▶ **INSTRUCTION**
Set the listing down again in full, word for word, with the pictures left out.

▶ **PROVIDED MATERIAL**

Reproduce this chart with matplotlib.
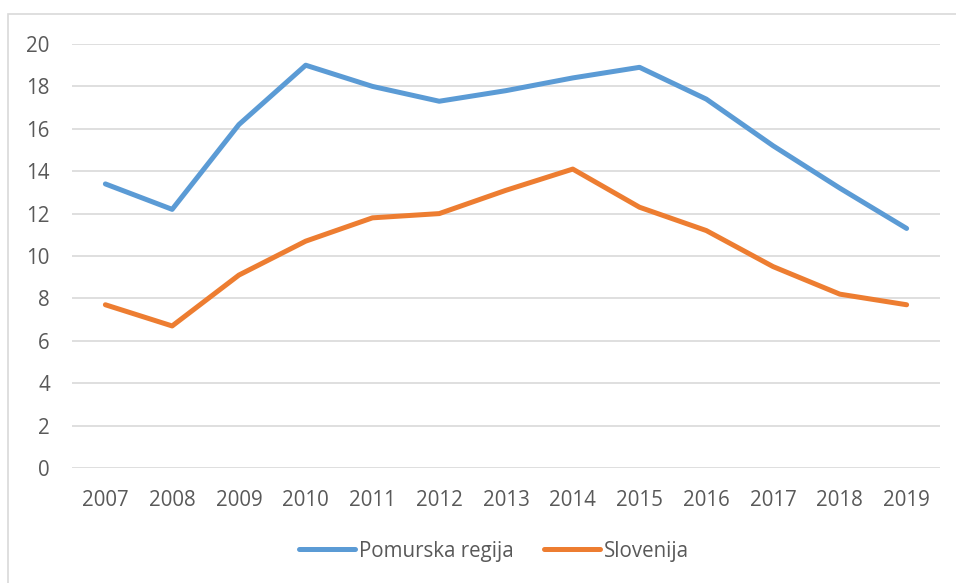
import matplotlib
matplotlib.use("Agg")
import matplotlib.pyplot as plt
from matplotlib.patches import Rectangle

years = ["2007", "2008", "2009", "2010", "2011", "2012", "2013", "2014", "2015", "2016", "2017", "2018", "2019"]
pomurska = [13.4, 12.2, 16.2, 19.0, 18.0, 17.3, 17.8, 18.4, 18.9, 17.4, 15.2, 13.2, 11.3]
slovenija = [7.7, 6.7, 9.1, 10.7, 11.8, 12.0, 13.1, 14.1, 12.3, 11.2, 9.5, 8.2, 7.7]
series_names = ["Pomurska regija", "Slovenija"]
yticks = [0, 2, 4, 6, 8, 10, 12, 14, 16, 18, 20]

W, H = 956, 583
fig = plt.figure(figsize=(W / 100, H / 100), dpi=100)
plt.rcParams['font.family'] = ['Open Sans', 'DejaVu Sans']
txt = '#595959'
fs = 14.8

# chart border
fig.patches.append(Rectangle((8 / W, -0.05), 1.2, (H - 14) / H + 0.05, transform=fig.transFigure,
                             fill=False, edgecolor='#d9d9d9', linewidth=1.2))

left, right, top, bottom = 72, 940, 44, 468
ax = fig.add_axes([left / W, 1 - bottom / H, (right - left) / W, (bottom - top) / H])
x = list(range(len(years)))
ax.plot(x, pomurska, color='#5b9bd5', linewidth=3.6, solid_capstyle='round', solid_joinstyle='round', label=series_names[0])
ax.plot(x, slovenija, color='#ed7d31', linewidth=3.6, solid_capstyle='round', solid_joinstyle='round', label=series_names[1])
ax.set_xlim(-0.5, len(years) - 0.5)
ax.set_ylim(0, 20)
ax.set_yticks(yticks)
ax.set_yticklabels([str(v) for v in yticks])
ax.set_xticks(x)
ax.set_xticklabels(years)
ax.yaxis.grid(True, color='#d9d9d9', linewidth=1.2)
ax.set_axisbelow(True)
for s in ax.spines.values():
    s.set_visible(False)
ax.tick_params(length=0, labelsize=fs, colors=txt)
ax.tick_params(axis='y', pad=16)
ax.tick_params(axis='x', pad=16)

leg = fig.legend(loc='center', bbox_to_anchor=(494 / W, 1 - 551 / H), ncol=2, frameon=False,
                 fontsize=fs, handlelength=2.7, handletextpad=0.2, columnspacing=1.5)
for t in leg.get_texts():
    t.set_color(txt)

fig.savefig("out.png", dpi=100)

▶ **SOLUTION BELOW**
Reproduce this chart with matplotlib.
import matplotlib
matplotlib.use("Agg")
import matplotlib.pyplot as plt
from matplotlib.patches import Rectangle

years = ["2007", "2008", "2009", "2010", "2011", "2012", "2013", "2014", "2015", "2016", "2017", "2018", "2019"]
pomurska = [13.4, 12.2, 16.2, 19.0, 18.0, 17.3, 17.8, 18.4, 18.9, 17.4, 15.2, 13.2, 11.3]
slovenija = [7.7, 6.7, 9.1, 10.7, 11.8, 12.0, 13.1, 14.1, 12.3, 11.2, 9.5, 8.2, 7.7]
series_names = ["Pomurska regija", "Slovenija"]
yticks = [0, 2, 4, 6, 8, 10, 12, 14, 16, 18, 20]

W, H = 956, 583
fig = plt.figure(figsize=(W / 100, H / 100), dpi=100)
plt.rcParams['font.family'] = ['Open Sans', 'DejaVu Sans']
txt = '#595959'
fs = 14.8

# chart border
fig.patches.append(Rectangle((8 / W, -0.05), 1.2, (H - 14) / H + 0.05, transform=fig.transFigure,
                             fill=False, edgecolor='#d9d9d9', linewidth=1.2))

left, right, top, bottom = 72, 940, 44, 468
ax = fig.add_axes([left / W, 1 - bottom / H, (right - left) / W, (bottom - top) / H])
x = list(range(len(years)))
ax.plot(x, pomurska, color='#5b9bd5', linewidth=3.6, solid_capstyle='round', solid_joinstyle='round', label=series_names[0])
ax.plot(x, slovenija, color='#ed7d31', linewidth=3.6, solid_capstyle='round', solid_joinstyle='round', label=series_names[1])
ax.set_xlim(-0.5, len(years) - 0.5)
ax.set_ylim(0, 20)
ax.set_yticks(yticks)
ax.set_yticklabels([str(v) for v in yticks])
ax.set_xticks(x)
ax.set_xticklabels(years)
ax.yaxis.grid(True, color='#d9d9d9', linewidth=1.2)
ax.set_axisbelow(True)
for s in ax.spines.values():
    s.set_visible(False)
ax.tick_params(length=0, labelsize=fs, colors=txt)
ax.tick_params(axis='y', pad=16)
ax.tick_params(axis='x', pad=16)

leg = fig.legend(loc='center', bbox_to_anchor=(494 / W, 1 - 551 / H), ncol=2, frameon=False,
                 fontsize=fs, handlelength=2.7, handletextpad=0.2, columnspacing=1.5)
for t in leg.get_texts():
    t.set_color(txt)

fig.savefig("out.png", dpi=100)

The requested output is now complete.